September 24, 2009 at 11:03 AM  
Blogger Ava Avane Dawn said...

Pathologic:

http://en.wikipedia.org/wiki/Pathologic

It is very aware of itself and gaming industry which leads to subverions of certainly interesting aspects of space managing, verfremdungseffekt, story conventions, player agency and discovery.

But the fights are tedious and most of the time you're running from one location to the other. If you're not in the mindset for doing this, it can get frustrating.

September 27, 2009 at 6:21 AM  
Blogger Nels Anderson said...

@Ava Avane Dawn A friend actually got me a copy of Pathologic. I started it, but definitely wasn't in the right mindset to get something good from it. As you said, it has to be the right circumstances.

I'm going to go back to it eventually, since I could definitely tell there were interesting things going on.

September 27, 2009 at 4:05 PM  
Blogger deckard47 said...

I know it's cliche (by now) to say this, but Bampire Bloodlines was this kind of game. Horribly executed, but if you gave it time, it really was an interesting, different kind of game.

Oh, and Lost Odyssey. The combat and gameplay were boring, but the miniature stories (and a lot of the main quest) were a step above most RPGs of that sort. Really a time-sink though.

I think that's one thing games like this have in common: you have to work to like them, to lower your guard/standards in some areas enough to see how great they are in other ares.

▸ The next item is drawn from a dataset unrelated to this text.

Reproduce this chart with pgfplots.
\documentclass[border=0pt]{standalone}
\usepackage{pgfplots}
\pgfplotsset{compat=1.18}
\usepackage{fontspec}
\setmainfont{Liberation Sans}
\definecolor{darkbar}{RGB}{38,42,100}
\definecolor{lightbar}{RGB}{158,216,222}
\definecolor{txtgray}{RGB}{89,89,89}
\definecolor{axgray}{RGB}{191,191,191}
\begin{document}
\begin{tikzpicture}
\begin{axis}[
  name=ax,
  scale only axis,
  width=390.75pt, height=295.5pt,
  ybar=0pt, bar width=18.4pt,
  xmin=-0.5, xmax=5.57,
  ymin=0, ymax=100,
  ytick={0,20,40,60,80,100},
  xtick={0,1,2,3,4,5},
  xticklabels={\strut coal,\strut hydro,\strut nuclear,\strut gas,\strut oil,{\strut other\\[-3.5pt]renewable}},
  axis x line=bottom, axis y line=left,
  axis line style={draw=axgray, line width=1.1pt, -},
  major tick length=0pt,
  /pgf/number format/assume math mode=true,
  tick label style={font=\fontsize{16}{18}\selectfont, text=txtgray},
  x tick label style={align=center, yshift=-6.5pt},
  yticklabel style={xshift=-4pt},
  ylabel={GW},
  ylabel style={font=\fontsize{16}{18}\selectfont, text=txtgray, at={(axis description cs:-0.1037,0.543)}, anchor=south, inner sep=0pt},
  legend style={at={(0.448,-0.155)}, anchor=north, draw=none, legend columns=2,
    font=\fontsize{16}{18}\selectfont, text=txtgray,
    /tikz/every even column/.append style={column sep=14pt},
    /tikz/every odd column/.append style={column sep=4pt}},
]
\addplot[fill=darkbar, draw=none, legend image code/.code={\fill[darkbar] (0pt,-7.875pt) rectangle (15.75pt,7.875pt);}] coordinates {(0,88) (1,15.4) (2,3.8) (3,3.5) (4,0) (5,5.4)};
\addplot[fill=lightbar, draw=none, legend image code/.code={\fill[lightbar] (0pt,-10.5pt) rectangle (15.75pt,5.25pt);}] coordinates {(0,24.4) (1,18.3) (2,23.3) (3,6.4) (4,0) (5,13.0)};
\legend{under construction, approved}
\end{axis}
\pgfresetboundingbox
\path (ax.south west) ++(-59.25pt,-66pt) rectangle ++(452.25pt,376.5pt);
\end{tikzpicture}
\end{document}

September 27, 2009 at 7:28 PM  
Blogger Nels Anderson said...

@deckard47 I was lucky enough to play Vampire: Bloodlines for the first time a few years ago, so I was able to play it fully patched. Yeah, the last 1/4 or so was pretty rushed, but the game itself was absolutely goddam amazing.

Temple of Elemental Evil was a bit weak, but both Vampire and Arcanum were fantastic games. Flawed, but completely worth it.